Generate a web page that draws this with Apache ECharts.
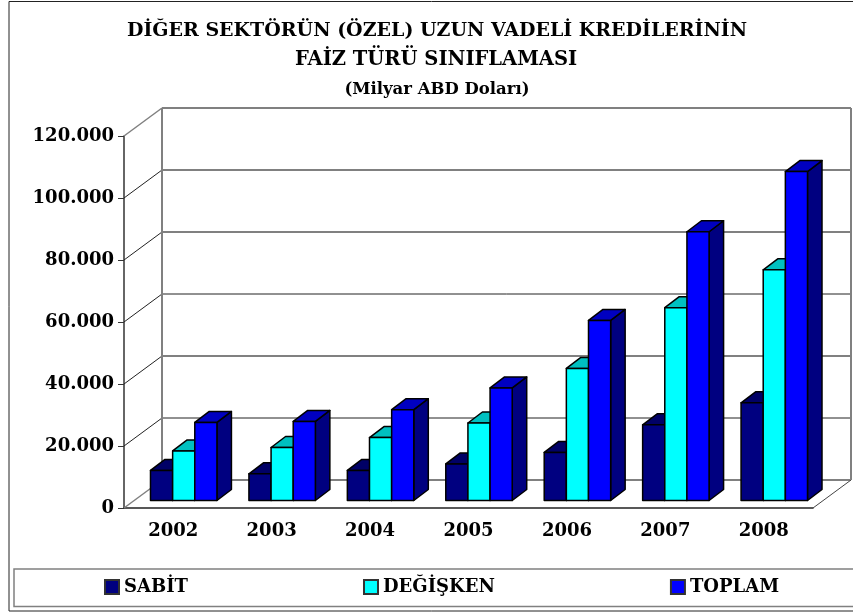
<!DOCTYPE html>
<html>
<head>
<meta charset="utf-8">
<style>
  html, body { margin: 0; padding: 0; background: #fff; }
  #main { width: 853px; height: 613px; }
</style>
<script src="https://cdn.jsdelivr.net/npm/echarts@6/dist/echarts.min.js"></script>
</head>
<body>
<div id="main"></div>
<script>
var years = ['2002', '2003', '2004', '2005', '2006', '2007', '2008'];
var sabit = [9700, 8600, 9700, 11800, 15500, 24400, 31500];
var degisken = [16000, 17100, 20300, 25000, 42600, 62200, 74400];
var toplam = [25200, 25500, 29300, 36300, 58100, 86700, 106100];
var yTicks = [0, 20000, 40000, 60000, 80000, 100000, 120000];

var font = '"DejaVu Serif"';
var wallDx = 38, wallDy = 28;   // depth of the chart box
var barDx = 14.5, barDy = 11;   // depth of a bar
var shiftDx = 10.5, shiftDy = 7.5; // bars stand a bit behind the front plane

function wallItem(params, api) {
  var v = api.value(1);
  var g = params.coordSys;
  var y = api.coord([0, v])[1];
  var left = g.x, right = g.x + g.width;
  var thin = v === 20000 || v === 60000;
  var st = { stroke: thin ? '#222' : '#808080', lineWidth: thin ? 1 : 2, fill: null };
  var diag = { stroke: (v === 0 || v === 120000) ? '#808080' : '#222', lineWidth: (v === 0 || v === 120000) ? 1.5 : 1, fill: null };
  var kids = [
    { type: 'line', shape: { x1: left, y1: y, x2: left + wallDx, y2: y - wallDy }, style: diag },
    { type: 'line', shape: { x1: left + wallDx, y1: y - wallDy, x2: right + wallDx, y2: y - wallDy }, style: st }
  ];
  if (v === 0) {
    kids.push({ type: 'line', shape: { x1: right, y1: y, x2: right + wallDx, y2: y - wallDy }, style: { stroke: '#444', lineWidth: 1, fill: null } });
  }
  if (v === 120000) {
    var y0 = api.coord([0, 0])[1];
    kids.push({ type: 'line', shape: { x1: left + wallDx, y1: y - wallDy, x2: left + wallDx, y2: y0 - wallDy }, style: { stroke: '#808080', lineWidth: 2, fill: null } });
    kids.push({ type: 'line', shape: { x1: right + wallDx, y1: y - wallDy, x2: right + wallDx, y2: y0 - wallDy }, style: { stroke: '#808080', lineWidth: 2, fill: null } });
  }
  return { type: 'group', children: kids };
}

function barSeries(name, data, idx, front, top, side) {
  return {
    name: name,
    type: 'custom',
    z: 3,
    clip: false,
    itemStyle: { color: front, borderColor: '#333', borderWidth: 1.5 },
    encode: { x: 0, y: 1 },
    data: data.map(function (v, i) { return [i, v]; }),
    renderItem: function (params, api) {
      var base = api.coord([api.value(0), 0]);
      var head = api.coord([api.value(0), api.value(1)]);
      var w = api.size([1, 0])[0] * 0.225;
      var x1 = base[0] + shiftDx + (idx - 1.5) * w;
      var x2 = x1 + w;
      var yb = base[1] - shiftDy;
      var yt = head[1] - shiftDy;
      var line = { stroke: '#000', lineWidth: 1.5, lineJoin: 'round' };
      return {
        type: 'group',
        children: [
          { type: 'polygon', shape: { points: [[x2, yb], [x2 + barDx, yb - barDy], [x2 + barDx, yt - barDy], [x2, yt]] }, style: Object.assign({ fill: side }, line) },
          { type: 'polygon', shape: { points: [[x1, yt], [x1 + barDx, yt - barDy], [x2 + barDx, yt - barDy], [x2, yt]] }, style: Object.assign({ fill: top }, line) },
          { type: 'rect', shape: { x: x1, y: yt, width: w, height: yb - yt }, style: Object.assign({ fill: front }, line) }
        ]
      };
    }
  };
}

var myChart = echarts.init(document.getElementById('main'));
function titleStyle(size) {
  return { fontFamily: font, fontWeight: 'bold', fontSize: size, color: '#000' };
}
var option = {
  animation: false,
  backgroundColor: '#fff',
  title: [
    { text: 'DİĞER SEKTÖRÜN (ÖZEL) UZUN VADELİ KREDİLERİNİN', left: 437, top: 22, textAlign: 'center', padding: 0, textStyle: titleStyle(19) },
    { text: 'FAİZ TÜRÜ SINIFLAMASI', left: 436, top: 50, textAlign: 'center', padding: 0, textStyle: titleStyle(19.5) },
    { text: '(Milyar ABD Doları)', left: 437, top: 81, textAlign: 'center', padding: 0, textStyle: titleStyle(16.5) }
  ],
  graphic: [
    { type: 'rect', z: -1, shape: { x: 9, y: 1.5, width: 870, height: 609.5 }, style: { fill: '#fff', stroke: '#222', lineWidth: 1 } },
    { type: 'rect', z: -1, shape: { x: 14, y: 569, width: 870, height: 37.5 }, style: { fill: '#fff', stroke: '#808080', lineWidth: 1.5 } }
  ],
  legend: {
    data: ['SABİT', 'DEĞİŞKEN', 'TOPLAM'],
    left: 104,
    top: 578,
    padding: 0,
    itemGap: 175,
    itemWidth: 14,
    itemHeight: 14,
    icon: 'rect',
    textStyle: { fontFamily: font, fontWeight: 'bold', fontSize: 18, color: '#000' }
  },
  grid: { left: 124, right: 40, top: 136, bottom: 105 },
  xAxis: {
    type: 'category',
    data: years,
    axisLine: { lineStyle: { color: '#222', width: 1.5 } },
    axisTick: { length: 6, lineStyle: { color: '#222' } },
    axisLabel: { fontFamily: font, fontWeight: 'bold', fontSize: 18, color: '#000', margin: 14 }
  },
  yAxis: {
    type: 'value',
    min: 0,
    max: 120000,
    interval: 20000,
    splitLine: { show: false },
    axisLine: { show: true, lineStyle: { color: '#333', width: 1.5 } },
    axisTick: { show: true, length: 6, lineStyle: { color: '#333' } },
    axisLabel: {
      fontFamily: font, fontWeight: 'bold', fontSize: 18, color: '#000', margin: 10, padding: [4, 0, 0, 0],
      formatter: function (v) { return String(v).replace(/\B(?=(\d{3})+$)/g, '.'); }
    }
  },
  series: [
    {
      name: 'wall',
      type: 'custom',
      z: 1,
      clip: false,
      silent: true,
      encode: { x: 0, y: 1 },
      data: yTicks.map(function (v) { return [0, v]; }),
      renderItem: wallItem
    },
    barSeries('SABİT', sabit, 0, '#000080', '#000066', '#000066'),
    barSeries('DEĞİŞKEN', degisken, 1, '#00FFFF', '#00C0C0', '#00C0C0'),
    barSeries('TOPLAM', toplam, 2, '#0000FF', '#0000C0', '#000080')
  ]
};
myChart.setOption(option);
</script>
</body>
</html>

_ _ _ _ _ _ _

- [Stated problem] Repeat the material above word for word and skip every image in it.

- [Exercise solution]
Generate a web page that draws this with Apache ECharts.
<!DOCTYPE html>
<html>
<head>
<meta charset="utf-8">
<style>
  html, body { margin: 0; padding: 0; background: #fff; }
  #main { width: 853px; height: 613px; }
</style>
<script src="https://cdn.jsdelivr.net/npm/echarts@6/dist/echarts.min.js"></script>
</head>
<body>
<div id="main"></div>
<script>
var years = ['2002', '2003', '2004', '2005', '2006', '2007', '2008'];
var sabit = [9700, 8600, 9700, 11800, 15500, 24400, 31500];
var degisken = [16000, 17100, 20300, 25000, 42600, 62200, 74400];
var toplam = [25200, 25500, 29300, 36300, 58100, 86700, 106100];
var yTicks = [0, 20000, 40000, 60000, 80000, 100000, 120000];

var font = '"DejaVu Serif"';
var wallDx = 38, wallDy = 28;   // depth of the chart box
var barDx = 14.5, barDy = 11;   // depth of a bar
var shiftDx = 10.5, shiftDy = 7.5; // bars stand a bit behind the front plane

function wallItem(params, api) {
  var v = api.value(1);
  var g = params.coordSys;
  var y = api.coord([0, v])[1];
  var left = g.x, right = g.x + g.width;
  var thin = v === 20000 || v === 60000;
  var st = { stroke: thin ? '#222' : '#808080', lineWidth: thin ? 1 : 2, fill: null };
  var diag = { stroke: (v === 0 || v === 120000) ? '#808080' : '#222', lineWidth: (v === 0 || v === 120000) ? 1.5 : 1, fill: null };
  var kids = [
    { type: 'line', shape: { x1: left, y1: y, x2: left + wallDx, y2: y - wallDy }, style: diag },
    { type: 'line', shape: { x1: left + wallDx, y1: y - wallDy, x2: right + wallDx, y2: y - wallDy }, style: st }
  ];
  if (v === 0) {
    kids.push({ type: 'line', shape: { x1: right, y1: y, x2: right + wallDx, y2: y - wallDy }, style: { stroke: '#444', lineWidth: 1, fill: null } });
  }
  if (v === 120000) {
    var y0 = api.coord([0, 0])[1];
    kids.push({ type: 'line', shape: { x1: left + wallDx, y1: y - wallDy, x2: left + wallDx, y2: y0 - wallDy }, style: { stroke: '#808080', lineWidth: 2, fill: null } });
    kids.push({ type: 'line', shape: { x1: right + wallDx, y1: y - wallDy, x2: right + wallDx, y2: y0 - wallDy }, style: { stroke: '#808080', lineWidth: 2, fill: null } });
  }
  return { type: 'group', children: kids };
}

function barSeries(name, data, idx, front, top, side) {
  return {
    name: name,
    type: 'custom',
    z: 3,
    clip: false,
    itemStyle: { color: front, borderColor: '#333', borderWidth: 1.5 },
    encode: { x: 0, y: 1 },
    data: data.map(function (v, i) { return [i, v]; }),
    renderItem: function (params, api) {
      var base = api.coord([api.value(0), 0]);
      var head = api.coord([api.value(0), api.value(1)]);
      var w = api.size([1, 0])[0] * 0.225;
      var x1 = base[0] + shiftDx + (idx - 1.5) * w;
      var x2 = x1 + w;
      var yb = base[1] - shiftDy;
      var yt = head[1] - shiftDy;
      var line = { stroke: '#000', lineWidth: 1.5, lineJoin: 'round' };
      return {
        type: 'group',
        children: [
          { type: 'polygon', shape: { points: [[x2, yb], [x2 + barDx, yb - barDy], [x2 + barDx, yt - barDy], [x2, yt]] }, style: Object.assign({ fill: side }, line) },
          { type: 'polygon', shape: { points: [[x1, yt], [x1 + barDx, yt - barDy], [x2 + barDx, yt - barDy], [x2, yt]] }, style: Object.assign({ fill: top }, line) },
          { type: 'rect', shape: { x: x1, y: yt, width: w, height: yb - yt }, style: Object.assign({ fill: front }, line) }
        ]
      };
    }
  };
}

var myChart = echarts.init(document.getElementById('main'));
function titleStyle(size) {
  return { fontFamily: font, fontWeight: 'bold', fontSize: size, color: '#000' };
}
var option = {
  animation: false,
  backgroundColor: '#fff',
  title: [
    { text: 'DİĞER SEKTÖRÜN (ÖZEL) UZUN VADELİ KREDİLERİNİN', left: 437, top: 22, textAlign: 'center', padding: 0, textStyle: titleStyle(19) },
    { text: 'FAİZ TÜRÜ SINIFLAMASI', left: 436, top: 50, textAlign: 'center', padding: 0, textStyle: titleStyle(19.5) },
    { text: '(Milyar ABD Doları)', left: 437, top: 81, textAlign: 'center', padding: 0, textStyle: titleStyle(16.5) }
  ],
  graphic: [
    { type: 'rect', z: -1, shape: { x: 9, y: 1.5, width: 870, height: 609.5 }, style: { fill: '#fff', stroke: '#222', lineWidth: 1 } },
    { type: 'rect', z: -1, shape: { x: 14, y: 569, width: 870, height: 37.5 }, style: { fill: '#fff', stroke: '#808080', lineWidth: 1.5 } }
  ],
  legend: {
    data: ['SABİT', 'DEĞİŞKEN', 'TOPLAM'],
    left: 104,
    top: 578,
    padding: 0,
    itemGap: 175,
    itemWidth: 14,
    itemHeight: 14,
    icon: 'rect',
    textStyle: { fontFamily: font, fontWeight: 'bold', fontSize: 18, color: '#000' }
  },
  grid: { left: 124, right: 40, top: 136, bottom: 105 },
  xAxis: {
    type: 'category',
    data: years,
    axisLine: { lineStyle: { color: '#222', width: 1.5 } },
    axisTick: { length: 6, lineStyle: { color: '#222' } },
    axisLabel: { fontFamily: font, fontWeight: 'bold', fontSize: 18, color: '#000', margin: 14 }
  },
  yAxis: {
    type: 'value',
    min: 0,
    max: 120000,
    interval: 20000,
    splitLine: { show: false },
    axisLine: { show: true, lineStyle: { color: '#333', width: 1.5 } },
    axisTick: { show: true, length: 6, lineStyle: { color: '#333' } },
    axisLabel: {
      fontFamily: font, fontWeight: 'bold', fontSize: 18, color: '#000', margin: 10, padding: [4, 0, 0, 0],
      formatter: function (v) { return String(v).replace(/\B(?=(\d{3})+$)/g, '.'); }
    }
  },
  series: [
    {
      name: 'wall',
      type: 'custom',
      z: 1,
      clip: false,
      silent: true,
      encode: { x: 0, y: 1 },
      data: yTicks.map(function (v) { return [0, v]; }),
      renderItem: wallItem
    },
    barSeries('SABİT', sabit, 0, '#000080', '#000066', '#000066'),
    barSeries('DEĞİŞKEN', degisken, 1, '#00FFFF', '#00C0C0', '#00C0C0'),
    barSeries('TOPLAM', toplam, 2, '#0000FF', '#0000C0', '#000080')
  ]
};
myChart.setOption(option);
</script>
</body>
</html>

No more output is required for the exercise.